**Task objective**: Locate every line below that contains the word "matplotlib" and copy it.

· · · ·

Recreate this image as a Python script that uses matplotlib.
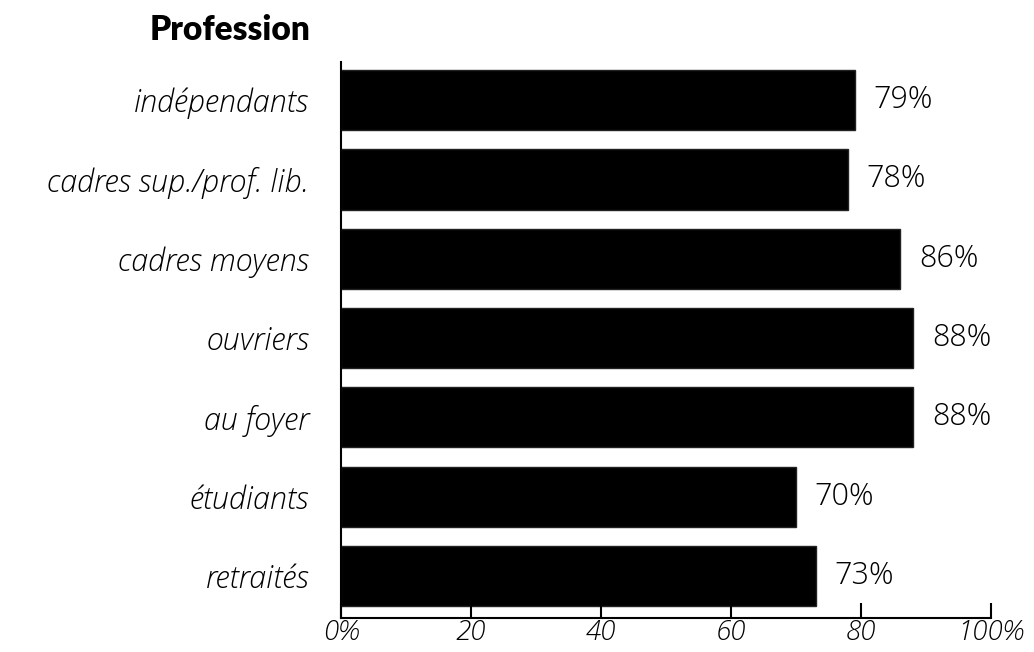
import matplotlib.pyplot as plt
import numpy as np

categories = ['indépendants', 'cadres sup./prof. lib.', 'cadres moyens', 'ouvriers',
              'au foyer', 'étudiants', 'retraités']
values = [79, 78, 86, 88, 88, 70, 73]
xticks = [0, 20, 40, 60, 80, 100]
xtick_labels = ['0%', '20', '40', '60', '80', '100%']

plt.rcParams['font.family'] = ['Open Sans', 'DejaVu Sans']

fig = plt.figure(figsize=(10.34, 6.52), dpi=100)
ax = fig.add_axes([341 / 1034, 1 - 618 / 652, 650 / 1034, 556 / 652])

pos = np.arange(len(categories))
ax.barh(pos, values, height=0.76, color='black', edgecolor='#222222', linewidth=1)

for p, v in zip(pos, values):
    ax.text(v + 2.9, p, f'{v}%', va='center', ha='left', fontsize=22,
            fontweight='light', color='black')

ax.set_xlim(0, 100)
ax.set_ylim(6.53, -0.48)
ax.set_yticks(pos)
ax.set_yticklabels(categories, fontsize=22, style='italic', fontweight='light', color='black')
ax.set_xticks(xticks)
ax.set_xticklabels(xtick_labels, fontsize=20, style='italic', fontweight='light', color='black')
ax.tick_params(axis='y', length=0, pad=23)
ax.tick_params(axis='x', direction='in', length=11, width=1.5, pad=1)

for s in ['top', 'right']:
    ax.spines[s].set_visible(False)
ax.spines['left'].set_linewidth(1.5)
ax.spines['bottom'].set_linewidth(1.5)

fig.text(310 / 1034, 1 - 30 / 652, 'Profession', ha='right', va='center',
         fontsize=24, fontweight='heavy', family=['Lato', 'DejaVu Sans'])

plt.savefig('out.png', dpi=100)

· · · ·

**Response to this task**:
Recreate this image as a Python script that uses matplotlib.
import matplotlib.pyplot as plt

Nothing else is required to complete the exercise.